The remarkable practical success of deep learning has revealed some major surprises from a theoretical perspective. In particular, simple gradient methods easily find near-optimal solutions to non-convex optimization problems, and despite giving a near-perfect fit to training data without any explicit effort to control model complexity, these methods exhibit excellent predictive accuracy. We conjecture that specific principles underlie these phenomena: that overparametrization allows gradient methods to find interpolating solutions, that these methods implicitly impose regularization, and that overparametrization leads to benign overfitting. We survey recent theoretical progress that provides examples illustrating these principles in simpler settings. We first review classical uniform convergence results and why they fall short of explaining aspects of the behavior of deep learning methods.
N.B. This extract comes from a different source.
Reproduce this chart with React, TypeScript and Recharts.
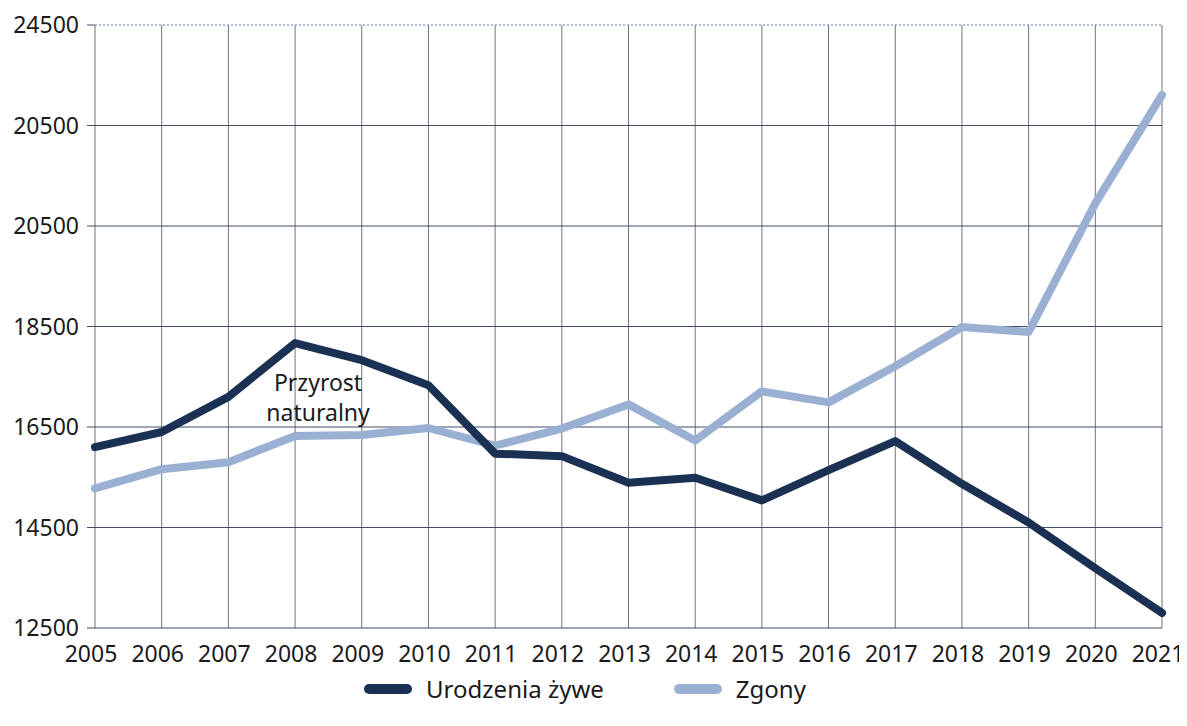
import { LineChart, Line, XAxis, YAxis, CartesianGrid, Legend, ReferenceLine, ReferenceDot } from 'recharts';

const years = ['2005', '2006', '2007', '2008', '2009', '2010', '2011', '2012', '2013', '2014', '2015', '2016', '2017', '2018', '2019', '2020', '2021'];
const births = [16100, 16400, 17100, 18170, 17830, 17330, 15970, 15920, 15390, 15490, 15040, 15640, 16220, 15370, 14600, 13690, 12800];
const deaths = [15280, 15660, 15800, 16320, 16340, 16480, 16130, 16470, 16950, 16230, 17210, 16990, 17710, 18490, 18390, 20950, 23110];
const yTicks = [12500, 14500, 16500, 18500, 20500, 22500, 24500];
// labels as printed in the source (the 22500 line is labelled 20500 there)
const yTickLabels = ['12500', '14500', '16500', '18500', '20500', '20500', '24500'];

const BIRTHS_NAME = 'Urodzenia żywe';
const DEATHS_NAME = 'Zgony';
const DARK = '#1b3153';
const LIGHT = '#9ab0d2';
const FONT = '"Noto Sans", sans-serif';

const data = years.map((year, i) => ({ year, births: births[i], deaths: deaths[i] }));

const YTick = (props: any) => {
  const { x, y, payload } = props;
  const idx = yTicks.indexOf(payload.value);
  return (
    <text x={x} y={y} dy="0.36em" textAnchor="end" fontSize={23} fill="#1a1a1a" fontFamily={FONT}>
      {yTickLabels[idx]}
    </text>
  );
};

const XTick = (props: any) => {
  const { x, y, payload } = props;
  return (
    <text x={x - 4} y={y} dy="1.15em" textAnchor="middle" fontSize={23} fill="#1a1a1a" fontFamily={FONT}>
      {payload.value}
    </text>
  );
};

const LegendContent = () => (
  <div style={{ display: 'flex', justifyContent: 'center', alignItems: 'center', fontFamily: FONT, fontSize: 24, color: '#1a1a1a', paddingTop: 2 }}>
    <span style={{ display: 'inline-block', width: 48, height: 10, borderRadius: 5, background: DARK, marginRight: 14 }} />
    <span style={{ marginRight: 70 }}>{BIRTHS_NAME}</span>
    <span style={{ display: 'inline-block', width: 48, height: 10, borderRadius: 5, background: LIGHT, marginRight: 14 }} />
    <span>{DEATHS_NAME}</span>
  </div>
);

const AnnotationLabel = (props: any) => {
  const { viewBox } = props;
  const cx = viewBox.x + 23;
  const cy = viewBox.y;
  return (
    <text x={cx} textAnchor="middle" fontSize={23} fill="#1a1a1a" fontFamily={FONT}>
      <tspan x={cx} y={cy - 14} dy="0.36em">Przyrost</tspan>
      <tspan x={cx} y={cy + 16} dy="0.36em">naturalny</tspan>
    </text>
  );
};

export default function App() {
  return (
    <div style={{ width: 1179, height: 710, background: '#fff' }}>
      <LineChart width={1179} height={710} data={data} margin={{ top: 17, right: 25, left: 0, bottom: 0 }}>
        <CartesianGrid horizontal={false} vertical stroke="#6e737c" strokeWidth={1} />
        {yTicks.map((t) => (
          <ReferenceLine
            key={t}
            y={t}
            stroke={t === 24500 ? '#5d7fa6' : '#3f4d66'}
            strokeWidth={1}
            strokeDasharray={t === 24500 ? '2 2' : undefined}
          />
        ))}
        <XAxis
          dataKey="year"
          interval={0}
          tickLine={false}
          axisLine={false}
          tick={<XTick />}
          height={42}
        />
        <YAxis
          type="number"
          domain={[12500, 24500]}
          ticks={yTicks}
          width={87}
          axisLine={false}
          tickLine={{ stroke: '#3f4d66' }}
          tickSize={8}
          tickMargin={8}
          tick={<YTick />}
        />
        <Legend verticalAlign="bottom" height={48} content={<LegendContent />} />
        <ReferenceDot x="2008" y={17100} r={0} fill="none" stroke="none" label={<AnnotationLabel />} />
        <Line
          type="linear"
          dataKey="deaths"
          name={DEATHS_NAME}
          stroke={LIGHT}
          strokeWidth={8}
          dot={false}
          strokeLinejoin="round"
          strokeLinecap="round"
          isAnimationActive={false}
        />
        <Line
          type="linear"
          dataKey="births"
          name={BIRTHS_NAME}
          stroke={DARK}
          strokeWidth={8}
          dot={false}
          strokeLinejoin="round"
          strokeLinecap="round"
          isAnimationActive={false}
        />
      </LineChart>
    </div>
  );
}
We give examples of implicit regularization in simple settings, where gradient methods lead to minimal norm functions that perfectly fit the training data. Then we review prediction methods that exhibit benign overfitting, focusing on regression problems with quadratic loss. For these methods, we can decompose the prediction rule into a simple component that is useful for prediction and a spiky component that is useful for overfitting but, in a favorable setting, does not harm prediction accuracy. We focus specifically on the linear regime for neural networks, where the network can be approximated by a linear model. In this regime, we demonstrate the success of gradient flow, and we consider benign overfitting with two-layer networks, giving an exact asymptotic analysis that precisely demonstrates the impact of overparametrization. We conclude by highlighting the key challenges that arise in extending these insights to realistic deep learning settings.